┌──

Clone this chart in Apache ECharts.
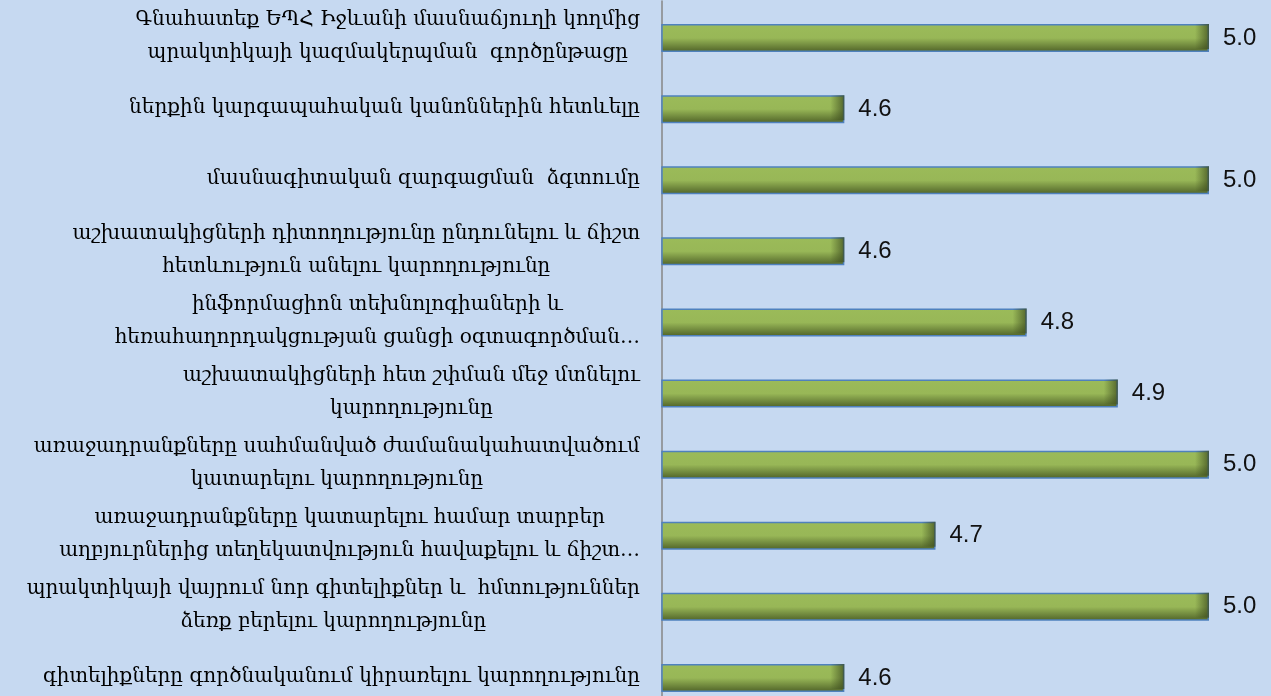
<!DOCTYPE html>
<html>
<head>
<meta charset="utf-8">
<script src="https://cdn.jsdelivr.net/npm/echarts@6/dist/echarts.min.js"></script>
<style>
  html, body { margin: 0; padding: 0; background: #c6d9f1; }
  #chart { width: 1271px; height: 696px; }
</style>
</head>
<body>
<div id="chart"></div>
<script>
// categories, top to bottom
var categories = [
    'Գնահատեք ԵՊՀ Իջևանի մասնաճյուղի կողմից\nպրակտիկայի կազմակերպման  գործընթացը',
    'ներքին կարգապահական կանոններին հետևելը',
    'մասնագիտական զարգացման  ձգտումը',
    'աշխատակիցների դիտողությունը ընդունելու և ճիշտ\nհետևություն անելու կարողությունը',
    'ինֆորմացիոն տեխնոլոգիաների և\nհեռահաղորդակցության ցանցի օգտագործման…',
    'աշխատակիցների հետ շփման մեջ մտնելու\nկարողությունը',
    'առաջադրանքները սահմանված ժամանակահատվածում\nկատարելու կարողությունը',
    'առաջադրանքները կատարելու համար տարբեր\nաղբյուրներից տեղեկատվություն հավաքելու և ճիշտ…',
    'պրակտիկայի վայրում նոր գիտելիքներ և  հմտություններ\nձեռք բերելու կարողությունը',
    'գիտելիքները գործնականում կիրառելու կարողությունը'
];
var values = [5.0, 4.6, 5.0, 4.6, 4.8, 4.9, 5.0, 4.7, 5.0, 4.6];

var axisMin = 4.4;
var axisMax = 5.0;
var gridLeft = 662;
var gridRight = 62;
var plotWidth = 1271 - gridLeft - gridRight;

var chart = echarts.init(document.getElementById('chart'));

// darker shading at the right end of each bar (bevel look)
var endShade = values.map(function (v) {
    var w = (v - axisMin) / (axisMax - axisMin) * plotWidth;
    var stop = Math.max(0, 1 - 14 / w);
    return {
        value: v,
        itemStyle: {
            color: {
                type: 'linear', x: 0, y: 0, x2: 1, y2: 0,
                colorStops: [
                    { offset: 0, color: 'rgba(60,75,30,0)' },
                    { offset: stop, color: 'rgba(60,75,30,0)' },
                    { offset: 1, color: 'rgba(60,75,30,0.75)' }
                ]
            }
        }
    };
});

var option = {
    backgroundColor: '#c6d9f1',
    grid: {
        left: gridLeft,
        right: gridRight,
        top: 1,
        height: 711,
        outerBoundsMode: 'none',
        containLabel: false
    },
    xAxis: {
        type: 'value',
        min: axisMin,
        max: axisMax,
        show: false
    },
    yAxis: {
        type: 'category',
        inverse: true,
        data: categories,
        axisTick: { show: false },
        axisLine: {
            show: true,
            lineStyle: { color: '#868686', width: 1.5 }
        },
        axisLabel: {
            margin: 22,
            align: 'right',
            formatter: function (val) {
                return val.split('\n').map(function (s) {
                    return '{c|' + s + '}';
                }).join('\n');
            },
            rich: {
                c: {
                    align: 'center',
                    fontFamily: 'DejaVu Serif',
                    fontSize: 20,
                    lineHeight: 33,
                    color: '#000'
                }
            }
        }
    },
    series: [
        {
            type: 'bar',
            data: values,
            barWidth: 28,
            itemStyle: {
                borderColor: '#4f81bd',
                borderWidth: 1.5,
                color: {
                    type: 'linear', x: 0, y: 0, x2: 0, y2: 1,
                    colorStops: [
                        { offset: 0, color: '#9bbb59' },
                        { offset: 0.5, color: '#98b757' },
                        { offset: 1, color: '#4f6228' }
                    ]
                }
            },
            label: {
                show: true,
                position: 'right',
                distance: 14,
                formatter: function (p) { return p.value.toFixed(1); },
                fontFamily: 'Liberation Sans Narrow, Liberation Sans',
                fontSize: 24,
                color: '#111'
            }
        },
        {
            type: 'bar',
            data: endShade,
            barWidth: 25,
            barGap: '-100%',
            silent: true,
            z: 3
        }
    ]
};

chart.setOption(option);
</script>
</body>
</html>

└──

* [REQUIREMENTS]: Repeat the material above verbatim. Leave the pictures behind.

* [RESULT OF THIS EXERCISE]:
Clone this chart in Apache ECharts.
<!DOCTYPE html>
<html>
<head>
<meta charset="utf-8">
<script src="https://cdn.jsdelivr.net/npm/echarts@6/dist/echarts.min.js"></script>
<style>
  html, body { margin: 0; padding: 0; background: #c6d9f1; }
  #chart { width: 1271px; height: 696px; }
</style>
</head>
<body>
<div id="chart"></div>
<script>
// categories, top to bottom
var categories = [
    'Գնահատեք ԵՊՀ Իջևանի մասնաճյուղի կողմից\nպրակտիկայի կազմակերպման  գործընթացը',
    'ներքին կարգապահական կանոններին հետևելը',
    'մասնագիտական զարգացման  ձգտումը',
    'աշխատակիցների դիտողությունը ընդունելու և ճիշտ\nհետևություն անելու կարողությունը',
    'ինֆորմացիոն տեխնոլոգիաների և\nհեռահաղորդակցության ցանցի օգտագործման…',
    'աշխատակիցների հետ շփման մեջ մտնելու\nկարողությունը',
    'առաջադրանքները սահմանված ժամանակահատվածում\nկատարելու կարողությունը',
    'առաջադրանքները կատարելու համար տարբեր\nաղբյուրներից տեղեկատվություն հավաքելու և ճիշտ…',
    'պրակտիկայի վայրում նոր գիտելիքներ և  հմտություններ\nձեռք բերելու կարողությունը',
    'գիտելիքները գործնականում կիրառելու կարողությունը'
];
var values = [5.0, 4.6, 5.0, 4.6, 4.8, 4.9, 5.0, 4.7, 5.0, 4.6];

var axisMin = 4.4;
var axisMax = 5.0;
var gridLeft = 662;
var gridRight = 62;
var plotWidth = 1271 - gridLeft - gridRight;

var chart = echarts.init(document.getElementById('chart'));

// darker shading at the right end of each bar (bevel look)
var endShade = values.map(function (v) {
    var w = (v - axisMin) / (axisMax - axisMin) * plotWidth;
    var stop = Math.max(0, 1 - 14 / w);
    return {
        value: v,
        itemStyle: {
            color: {
                type: 'linear', x: 0, y: 0, x2: 1, y2: 0,
                colorStops: [
                    { offset: 0, color: 'rgba(60,75,30,0)' },
                    { offset: stop, color: 'rgba(60,75,30,0)' },
                    { offset: 1, color: 'rgba(60,75,30,0.75)' }
                ]
            }
        }
    };
});

var option = {
    backgroundColor: '#c6d9f1',
    grid: {
        left: gridLeft,
        right: gridRight,
        top: 1,
        height: 711,
        outerBoundsMode: 'none',
        containLabel: false
    },
    xAxis: {
        type: 'value',
        min: axisMin,
        max: axisMax,
        show: false
    },
    yAxis: {
        type: 'category',
        inverse: true,
        data: categories,
        axisTick: { show: false },
        axisLine: {
            show: true,
            lineStyle: { color: '#868686', width: 1.5 }
        },
        axisLabel: {
            margin: 22,
            align: 'right',
            formatter: function (val) {
                return val.split('\n').map(function (s) {
                    return '{c|' + s + '}';
                }).join('\n');
            },
            rich: {
                c: {
                    align: 'center',
                    fontFamily: 'DejaVu Serif',
                    fontSize: 20,
                    lineHeight: 33,
                    color: '#000'
                }
            }
        }
    },
    series: [
        {
            type: 'bar',
            data: values,
            barWidth: 28,
            itemStyle: {
                borderColor: '#4f81bd',
                borderWidth: 1.5,
                color: {
                    type: 'linear', x: 0, y: 0, x2: 0, y2: 1,
                    colorStops: [
                        { offset: 0, color: '#9bbb59' },
                        { offset: 0.5, color: '#98b757' },
                        { offset: 1, color: '#4f6228' }
                    ]
                }
            },
            label: {
                show: true,
                position: 'right',
                distance: 14,
                formatter: function (p) { return p.value.toFixed(1); },
                fontFamily: 'Liberation Sans Narrow, Liberation Sans',
                fontSize: 24,
                color: '#111'
            }
        },
        {
            type: 'bar',
            data: endShade,
            barWidth: 25,
            barGap: '-100%',
            silent: true,
            z: 3
        }
    ]
};

chart.setOption(option);
</script>
</body>
</html>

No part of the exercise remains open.